Chilco es el sexto libro de Catrileo y el primero que publica en un sello transnacional (Seix Barral). Este detalle encierra su propia complejidad pues la llamada “literatura latinoamericana” (la de las vitrinas, las ferias, los festivales, los grandes sellos) es un Olimpo sumamente segregado. Está monopolizado por la novela y novelistas pero, además, se resiste a interactuar con las literaturas indígenas del continente. Que escritores “nacionales” e “indígenas” compartan espacios parece muchas veces tan de ciencia ficción como plantear la comunicación entre artistas y alienígenas. Lo que llamamos literatura “nacional” o “latinoamericana” suele ser la proyección comercial de este secreto a voces.
Chilco trae consigo una invitación –y esta podría ser la última intriga– hacia nuevas formas de leer lo que ocurre y lo que se escribe en el continente. Una forma de leer que ya no se base en el canon de las estrellas nacionales, sino que sea capaz de acercarse a sus múltiples territorios y conflictos y a las voces bellísimas que escriben desde allí sobre asuntos tan universales como la (des)colonización, la piel, el amor, la recuperación, el rearraigo.

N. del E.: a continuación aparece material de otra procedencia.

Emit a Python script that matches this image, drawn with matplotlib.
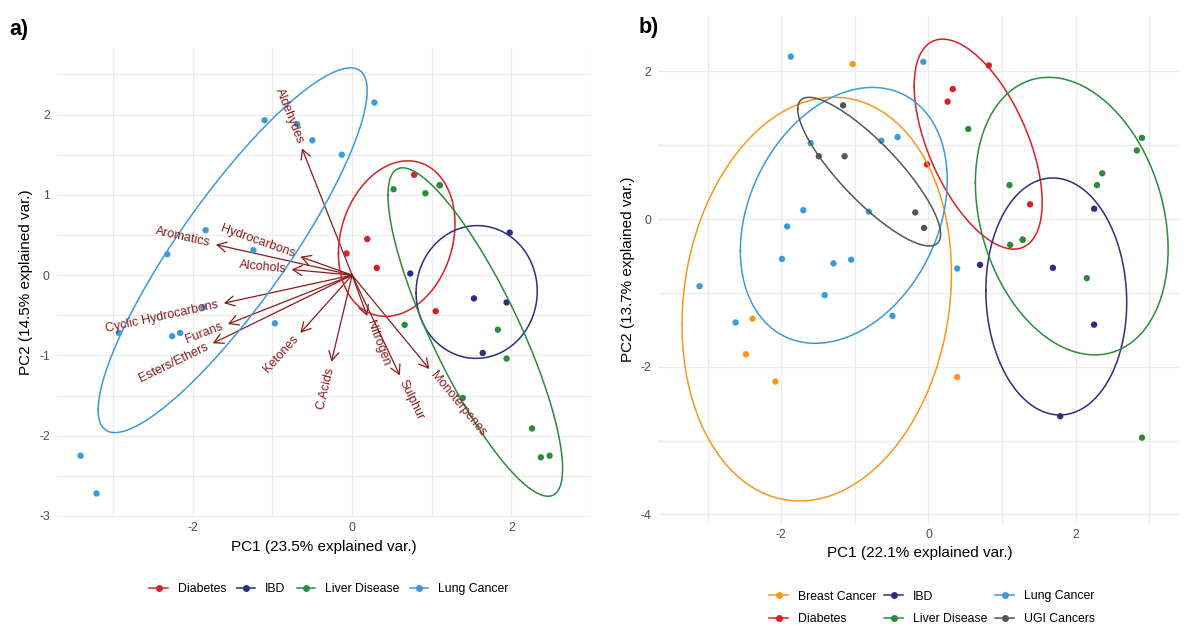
import numpy as np
import matplotlib
matplotlib.use("Agg")
import matplotlib.pyplot as plt
from matplotlib.lines import Line2D
from matplotlib.patches import FancyArrowPatch

plt.rcParams['font.family'] = ['Liberation Sans', 'DejaVu Sans']
plt.rcParams['axes.unicode_minus'] = False

# ---------------- Panel a data ----------------
diab_a_x = [0.78, 0.19, -0.07, 0.31, 1.05, 1.10]
diab_a_y = [1.25, 0.45, 0.27, 0.09, -0.45, 1.12]
ibd_a_x = [0.73, 1.98, 1.53, 1.94, 1.64]
ibd_a_y = [0.02, 0.53, -0.29, -0.34, -0.97]
liver_a_x = [0.52, 0.92, 1.10, 0.66, 1.83, 1.94, 1.39, 2.26, 2.37, 2.48]
liver_a_y = [1.07, 1.02, 1.12, -0.62, -0.68, -1.04, -1.53, -1.91, -2.27, -2.25]
lung_a_x = [-1.10, -0.69, -0.50, -0.13, 0.28, -1.84, -2.32, -1.24, -1.87,
            -2.93, -2.26, -2.16, -0.97, -3.41, -3.21]
lung_a_y = [1.93, 1.88, 1.68, 1.50, 2.15, 0.56, 0.26, 0.31, -0.40,
            -0.72, -0.76, -0.72, -0.60, -2.25, -2.72]
# centre of the lung-cancer ellipse (panel a)
lung_a_ellipse_centre = [-1.50, 0.31]

var_names = ['Aldehydes', 'Aromatics', 'Hydrocarbons', 'Alcohols',
             'Cyclic Hydrocarbons', 'Furans', 'Esters/Ethers', 'Ketones',
             'C.Acids', 'Nitrogen', 'Sulphur', 'Monoterpenes']
var_x = [-0.63, -1.71, -0.65, -0.76, -1.61, -1.56, -1.75, -0.65, -0.26, 0.19, 0.60, 0.97]
var_y = [1.58, 0.38, 0.23, 0.07, -0.35, -0.61, -0.85, -0.72, -1.08, -0.51, -1.25, -1.17]

# ---------------- Panel b data ----------------
breast_b_x = [-1.03, -2.39, -2.48, -2.08, 0.39]
breast_b_y = [2.10, -1.35, -1.83, -2.20, -2.14]
diab_b_x = [0.82, 0.33, 0.26, -0.02, 1.38, 1.28]
diab_b_y = [2.08, 1.76, 1.59, 0.74, 0.20, -0.28]
ibd_b_x = [0.70, 1.69, 2.25, 2.25, 1.79]
ibd_b_y = [-0.62, -0.66, 0.14, -1.43, -2.67]
liver_b_x = [0.54, 2.90, 2.83, 2.36, 2.29, 1.10, 1.11, 1.28, 2.15, 2.90]
liver_b_y = [1.22, 1.10, 0.93, 0.62, 0.46, 0.46, -0.35, -0.28, -0.80, -2.96]
lung_b_x = [-1.87, -0.07, -1.60, -0.64, -0.42, -1.70, -1.92, -0.81, -1.99,
            -1.29, -1.05, -3.11, -1.41, 0.39, -0.49, -2.62]
lung_b_y = [2.20, 2.13, 1.03, 1.06, 1.11, 0.12, -0.10, 0.10, -0.54,
            -0.60, -0.55, -0.91, -1.03, -0.67, -1.31, -1.40]
# centre of the lung-cancer ellipse (panel b)
lung_b_ellipse_centre = [-1.15, 0.05]
ugi_b_x = [-1.16, -1.49, -1.14, -0.18, -0.06]
ugi_b_y = [1.54, 0.85, 0.85, 0.09, -0.12]

groups_a = [
    ('Diabetes', diab_a_x, diab_a_y, '#D81F26', None),
    ('IBD', ibd_a_x, ibd_a_y, '#2B2E83', None),
    ('Liver Disease', liver_a_x, liver_a_y, '#2A8B3B', None),
    ('Lung Cancer', lung_a_x, lung_a_y, '#3C9AD8', lung_a_ellipse_centre),
]
groups_b = [
    ('Breast Cancer', breast_b_x, breast_b_y, '#F7971C', None),
    ('Diabetes', diab_b_x, diab_b_y, '#D81F26', None),
    ('IBD', ibd_b_x, ibd_b_y, '#2B2E83', None),
    ('Liver Disease', liver_b_x, liver_b_y, '#2A8B3B', None),
    ('Lung Cancer', lung_b_x, lung_b_y, '#3C9AD8', lung_b_ellipse_centre),
    ('UGI Cancers', ugi_b_x, ugi_b_y, '#555555', None),
]
# drawing order of the points (later ones cover earlier ones)
point_order_a = ['Diabetes', 'IBD', 'Lung Cancer', 'Liver Disease']
point_order_b = ['Breast Cancer', 'Diabetes', 'IBD', 'Lung Cancer', 'UGI Cancers', 'Liver Disease']

ARROW_COL = '#8B1A1A'
GRID_COL = '#EBEBEB'
TICK_COL = '#4D4D4D'


def ellipse_path(x, y, centre=None, prob=0.68, n=100):
    x = np.asarray(x, float)
    y = np.asarray(y, float)
    sigma = np.cov(np.vstack([x, y]))
    mu = np.array([x.mean(), y.mean()]) if centre is None else np.asarray(centre, float)
    ed = np.sqrt(-2.0 * np.log(1.0 - prob))  # chi-square quantile, df=2
    theta = np.linspace(-np.pi, np.pi, n)
    circle = np.column_stack([np.cos(theta), np.sin(theta)])
    R = np.linalg.cholesky(sigma).T
    pts = circle @ R * ed + mu
    return pts[:, 0], pts[:, 1]


def style_axes(ax, xlim, ylim, xmaj, xmin, ymaj, ymin):
    ax.set_xlim(*xlim)
    ax.set_ylim(*ylim)
    ax.set_xticks(xmaj)
    ax.set_xticks(xmin, minor=True)
    ax.set_yticks(ymaj)
    ax.set_yticks(ymin, minor=True)
    ax.grid(True, which='major', color=GRID_COL, lw=0.9, zorder=0)
    ax.grid(True, which='minor', color=GRID_COL, lw=0.9, zorder=0)
    ax.set_axisbelow(True)
    for s in ax.spines.values():
        s.set_visible(False)
    ax.tick_params(which='both', length=0, labelsize=8.8, labelcolor=TICK_COL, pad=4)
    ax.tick_params(axis='y', pad=5)


def draw_groups(ax, groups, order):
    lookup = {g[0]: g for g in groups}
    for name in order:
        _, xs, ys, c, _ = lookup[name]
        ax.scatter(xs, ys, s=21, color=c, edgecolors='none', zorder=3)
    for name, xs, ys, c, centre in groups:
        ex, ey = ellipse_path(xs, ys, centre)
        ax.plot(ex, ey, color=c, lw=1.1, zorder=4)


W, H = 1184, 627
fig = plt.figure(figsize=(W / 100, H / 100), dpi=100)

# ---------------- Panel a ----------------
axa = fig.add_axes([56.7 / W, 1 - 516.7 / H, 534.3 / W, 468.7 / H])
style_axes(axa, (-3.71, 2.94), (-3.01, 2.83),
           [-2, 0, 2], [-3, -1, 1, 3],
           [-3, -2, -1, 0, 1, 2], [-2.5, -1.5, -0.5, 0.5, 1.5, 2.5])

for vx, vy, name in zip(var_x, var_y, var_names):
    arr = FancyArrowPatch((0, 0), (vx, vy),
                          arrowstyle='->,head_length=0.55,head_width=0.3',
                          mutation_scale=12, color=ARROW_COL, lw=0.9,
                          shrinkA=0, shrinkB=0, zorder=2)
    axa.add_patch(arr)

draw_groups(axa, groups_a, point_order_a)

for vx, vy, name in zip(var_x, var_y, var_names):
    L = np.hypot(vx, vy)
    gap = 0.07
    tx, ty = vx + gap * vx / L, vy + gap * vy / L
    ang = np.degrees(np.arctan(vy / vx))
    axa.text(tx, ty, name, rotation=ang, rotation_mode='anchor',
             ha='right' if vx < 0 else 'left', va='center',
             fontsize=9, color=ARROW_COL, zorder=5)

axa.set_xlabel('PC1 (23.5% explained var.)', fontsize=11, labelpad=4)
axa.set_ylabel('PC2 (14.5% explained var.)', fontsize=11, labelpad=4)

handles_a = [Line2D([0], [0], color=g[3], lw=1.1, marker='o', markersize=5,
                    markeredgewidth=0) for g in groups_a]
fig.legend(handles_a, [g[0] for g in groups_a], loc='center',
           bbox_to_anchor=(329 / W, 1 - 589 / H), ncol=4, frameon=False,
           fontsize=8.8, handlelength=1.5, handletextpad=0.8,
           columnspacing=0.9, borderaxespad=0)

# ---------------- Panel b ----------------
axb = fig.add_axes([658.3 / W, 1 - 523.3 / H, 522.7 / W, 507.3 / H])
style_axes(axb, (-3.67, 3.43), (-4.12, 2.75),
           [-2, 0, 2], [-3, -1, 1, 3],
           [-4, -2, 0, 2], [-3, -1, 1])

draw_groups(axb, groups_b, point_order_b)

axb.set_xlabel('PC1 (22.1% explained var.)', fontsize=11, labelpad=4)
axb.set_ylabel('PC2 (13.7% explained var.)', fontsize=11, labelpad=4)

handles_b = [Line2D([0], [0], color=g[3], lw=1.1, marker='o', markersize=5,
                    markeredgewidth=0) for g in groups_b]
fig.legend(handles_b, [g[0] for g in groups_b], loc='center',
           bbox_to_anchor=(932 / W, 1 - 608 / H), ncol=3, frameon=False,
           fontsize=8.8, handlelength=1.5, handletextpad=0.8,
           columnspacing=0.7, labelspacing=0.9, borderaxespad=0)

fig.text(9 / W, 1 - 35 / H, 'a)', fontsize=15.5, fontweight='bold', va='baseline')
fig.text(639 / W, 1 - 33 / H, 'b)', fontsize=15.5, fontweight='bold', va='baseline')

fig.savefig('out.png', dpi=100)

En ese mapa vibrante, la literatura mapuche de Daniela Catrileo, David Aniñir y Roxana Miranda Rupailaf, por citar solo tres nombres, conversa con la crónica aimara de Quya Reyna y Raimundo Quispe; con la novela quechua de Pablo Landeo; con la maravillosa poesía andina migrante de Lourdes Aparición, Leda Quintana y Gloria Alvitres; con las novelas de Clyo Mendoza, en el norte, y Gabriel Mamani, en el sur; con los ensayos iluminadores de Carlos Macusaya y Yásnaya Aguilar… Se trata de un tejido vivo que, como las alianzas con las que sueña Mari en la novela, demanda apertura y circulación.
Lo que el libro de Catrileo sugiere, finalmente, cuando cierras sus páginas, es que quizá Chilco no es solo el nombre de una isla. Quizá es el nombre de todo un continente.